Short problem: Exactly retype the lines from the top of the data through the line containing "Chart.register(...registerables);", leaving out every picture.

Data segment:
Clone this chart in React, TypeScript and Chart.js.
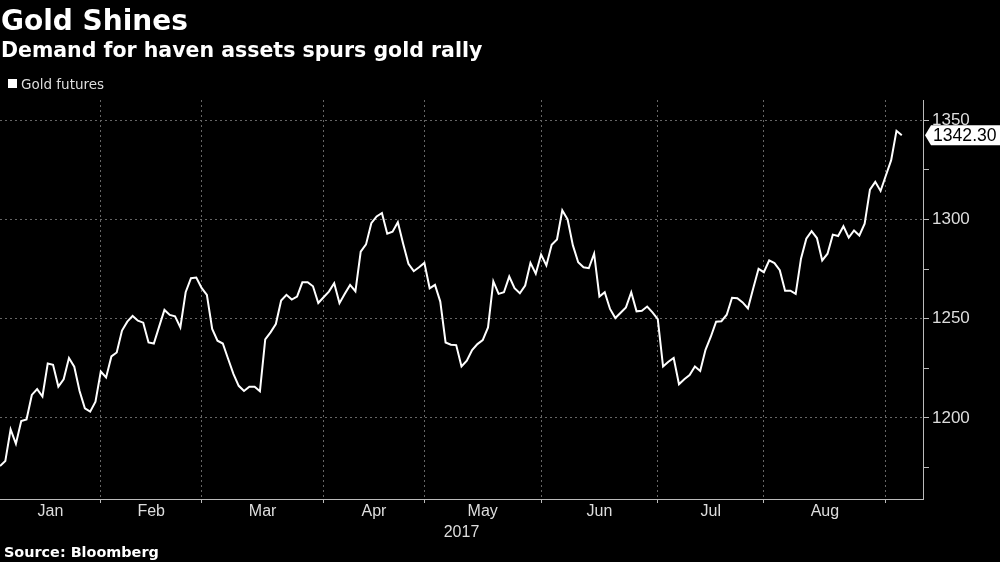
import React, { useEffect, useRef } from 'react';
import { Chart, registerables } from 'chart.js';

Chart.register(...registerables);

const TITLE = 'Gold Shines';
const SUBTITLE = 'Demand for haven assets spurs gold rally';
const SERIES_NAME = 'Gold futures';
const SOURCE = 'Source: Bloomberg';
const YEAR_LABEL = '2017';

// Daily closes (trading days, early Jan – early Sep 2017)
const goldFutures = [
  1175.8, 1178.3, 1194.3, 1187.0, 1198.5, 1199.3, 1211.6, 1214.5, 1210.8, 1227.4,
  1226.8, 1215.8, 1219.5, 1230.2, 1225.8, 1213.6, 1204.9, 1203.2, 1208.2, 1223.4,
  1220.4, 1231.0, 1233.0, 1244.0, 1248.5, 1251.4, 1249.0, 1248.0, 1238.0, 1237.5,
  1246.0, 1254.4, 1251.9, 1251.2, 1245.6, 1263.3, 1270.4, 1270.7, 1265.5, 1262.0,
  1244.8, 1238.9, 1237.5, 1229.8, 1222.2, 1216.2, 1213.6, 1215.7, 1215.7, 1213.4,
  1239.6, 1243.1, 1247.3, 1259.1, 1262.0, 1259.6, 1261.1, 1268.3, 1268.3, 1266.3,
  1257.9, 1260.8, 1263.6, 1267.8, 1257.8, 1262.5, 1267.0, 1263.8, 1283.8, 1287.4,
  1298.1, 1301.5, 1303.2, 1292.8, 1293.8, 1298.6, 1287.7, 1277.6, 1273.9, 1275.9,
  1278.1, 1265.3, 1267.0, 1258.6, 1238.0, 1236.9, 1236.7, 1225.9, 1228.8, 1234.2,
  1237.2, 1239.2, 1245.6, 1268.8, 1262.5, 1263.3, 1271.2, 1265.3, 1262.8, 1266.7,
  1278.1, 1272.6, 1282.3, 1276.8, 1287.2, 1289.9, 1304.5, 1300.0, 1286.9, 1278.4,
  1275.9, 1275.4, 1282.7, 1261.1, 1263.3, 1254.9, 1250.3, 1253.0, 1255.7, 1263.3,
  1253.7, 1254.0, 1256.1, 1253.2, 1249.8, 1225.9, 1228.3, 1230.2, 1217.0, 1219.5,
  1221.6, 1225.9, 1223.7, 1234.3, 1240.9, 1248.5, 1248.7, 1252.0, 1260.5, 1260.3,
  1258.2, 1255.2, 1265.3, 1275.1, 1273.4, 1279.3, 1278.0, 1274.4, 1264.1, 1264.1,
  1262.5, 1280.2, 1290.3, 1294.1, 1290.6, 1279.3, 1282.7, 1292.3, 1291.6, 1296.5,
  1290.8, 1294.4, 1291.9, 1297.8, 1315.0, 1318.9, 1314.3, 1322.1, 1329.8, 1344.6,
  1342.3,
];

const monthNames = ['Jan', 'Feb', 'Mar', 'Apr', 'May', 'Jun', 'Jul', 'Aug'];
// index of the first trading day of each month (plus the first day of Sep)
const monthStarts = [0, 19, 38, 61, 80, 102, 124, 144];
const septemberStart = 167;

const yMajorTicks = [1200, 1250, 1300, 1350];
const yMinorTicks = [1175, 1225, 1275, 1325];

const BG = '#000000';
const LINE = '#ffffff';
const GRID = '#666666';
const AXIS = '#bbbbbb';
const TICK_TEXT = '#dddddd';
const AXIS_FONT = 'Liberation Sans';
const HEAD_FONT = 'DejaVu Sans';

const monthEnds = [...monthStarts.slice(1), septemberStart];
const monthMids = monthStarts.map((s, i) => (s + monthEnds[i]) / 2);
const boundaries = [...monthStarts.slice(1), septemberStart];
const xTickValues = [...monthMids, ...boundaries].sort((a, b) => a - b);

const isBoundary = (v: number) => boundaries.includes(v);
const monthAt = (v: number) => {
  const i = monthMids.indexOf(v);
  return i >= 0 ? monthNames[i] : '';
};

const textPlugin = {
  id: 'bbgTexts',
  afterDraw(chart: any) {
    const ctx = chart.ctx as CanvasRenderingContext2D;
    ctx.save();
    ctx.textAlign = 'left';
    ctx.textBaseline = 'alphabetic';
    ctx.fillStyle = '#ffffff';
    ctx.font = `bold 28px "${HEAD_FONT}"`;
    ctx.fillText(TITLE, 1, 30);
    ctx.font = `bold 20.5px "${HEAD_FONT}"`;
    ctx.fillText(SUBTITLE, 1, 57);
    ctx.fillRect(8, 79, 9, 9);
    ctx.fillStyle = TICK_TEXT;
    ctx.font = `13.5px "${HEAD_FONT}"`;
    ctx.fillText(SERIES_NAME, 21, 89);
    ctx.fillStyle = '#ffffff';
    ctx.font = `bold 14.4px "${HEAD_FONT}"`;
    ctx.fillText(SOURCE, 4, 557);

    // last value tag
    const data = chart.data.datasets[0].data as { x: number; y: number }[];
    const last = data[data.length - 1].y;
    const y = chart.scales.y.getPixelForValue(last);
    const tipX = chart.chartArea.right + 2;
    ctx.beginPath();
    ctx.moveTo(tipX, y);
    ctx.lineTo(tipX + 6, y - 10);
    ctx.lineTo(chart.width, y - 10);
    ctx.lineTo(chart.width, y + 10);
    ctx.lineTo(tipX + 6, y + 10);
    ctx.closePath();
    ctx.fillStyle = '#ffffff';
    ctx.fill();
    ctx.fillStyle = '#000000';
    ctx.font = `17.6px "${AXIS_FONT}"`;
    ctx.textBaseline = 'middle';
    ctx.fillText(last.toFixed(2), tipX + 8, y + 1);
    ctx.restore();
  },
};

export default function App() {
  const ref = useRef<HTMLCanvasElement | null>(null);

  useEffect(() => {
    document.body.style.margin = '0';
    document.body.style.background = BG;
    if (!ref.current) return;
    const chart = new Chart(ref.current, {
      type: 'line',
      data: {
        datasets: [
          {
            label: SERIES_NAME,
            data: goldFutures.map((v, i) => ({ x: i, y: v })),
            borderColor: LINE,
            borderWidth: 2,
            pointRadius: 0,
            tension: 0,
            fill: false,
          },
        ],
      },
      options: {
        responsive: false,
        maintainAspectRatio: false,
        animation: false,
        layout: { padding: { top: 100, left: 0, right: 0, bottom: 0 } },
        plugins: {
          legend: { display: false },
          title: { display: false },
          tooltip: { enabled: false },
        },
        scales: {
          x: {
            type: 'linear',
            min: 0,
            max: 174,
            afterBuildTicks: (scale: any) => {
              scale.ticks = xTickValues.map((v) => ({ value: v }));
            },
            afterFit: (scale: any) => {
              scale.height = 63;
            },
            grid: {
              color: (c: any) => (c.tick && isBoundary(c.tick.value) ? GRID : 'rgba(0,0,0,0)'),
              tickColor: (c: any) => (c.tick && isBoundary(c.tick.value) ? AXIS : 'rgba(0,0,0,0)'),
              tickLength: 4,
              lineWidth: 1,
            },
            border: { display: true, color: AXIS, width: 1, dash: [2, 3] },
            ticks: {
              autoSkip: false,
              maxRotation: 0,
              minRotation: 0,
              padding: 1,
              color: TICK_TEXT,
              font: { family: AXIS_FONT, size: 16, lineHeight: 1 },
              callback: (v: any) => monthAt(Number(v)),
            },
            title: {
              display: true,
              text: YEAR_LABEL,
              color: TICK_TEXT,
              font: { family: AXIS_FONT, size: 16, lineHeight: 1 },
              padding: { top: 0, bottom: 21 },
            },
          },
          y: {
            type: 'linear',
            position: 'right',
            min: 1159.2,
            max: 1360.1,
            afterBuildTicks: (scale: any) => {
              scale.ticks = [...yMinorTicks, ...yMajorTicks]
                .sort((a, b) => a - b)
                .map((v) => ({ value: v }));
            },
            afterFit: (scale: any) => {
              scale.width = 77;
            },
            grid: {
              color: (c: any) => (c.tick && yMajorTicks.includes(c.tick.value) ? GRID : 'rgba(0,0,0,0)'),
              tickColor: AXIS,
              tickLength: 6,
              lineWidth: 1,
            },
            border: { display: true, color: AXIS, width: 1, dash: [2, 3] },
            ticks: {
              autoSkip: false,
              padding: 3,
              color: TICK_TEXT,
              font: { family: AXIS_FONT, size: 17 },
              callback: (v: any) => (yMajorTicks.includes(Number(v)) ? String(v) : ''),
            },
          },
        },
      },
      plugins: [textPlugin],
    });
    return () => chart.destroy();
  }, []);

  return (
    <div style={{ width: 1000, height: 562, background: BG, position: 'relative' }}>
      <canvas ref={ref} width={1000} height={562} style={{ display: 'block' }} />
    </div>
  );
}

Exercise output:
Clone this chart in React, TypeScript and Chart.js.
import React, { useEffect, useRef } from 'react';
import { Chart, registerables } from 'chart.js';

Chart.register(...registerables);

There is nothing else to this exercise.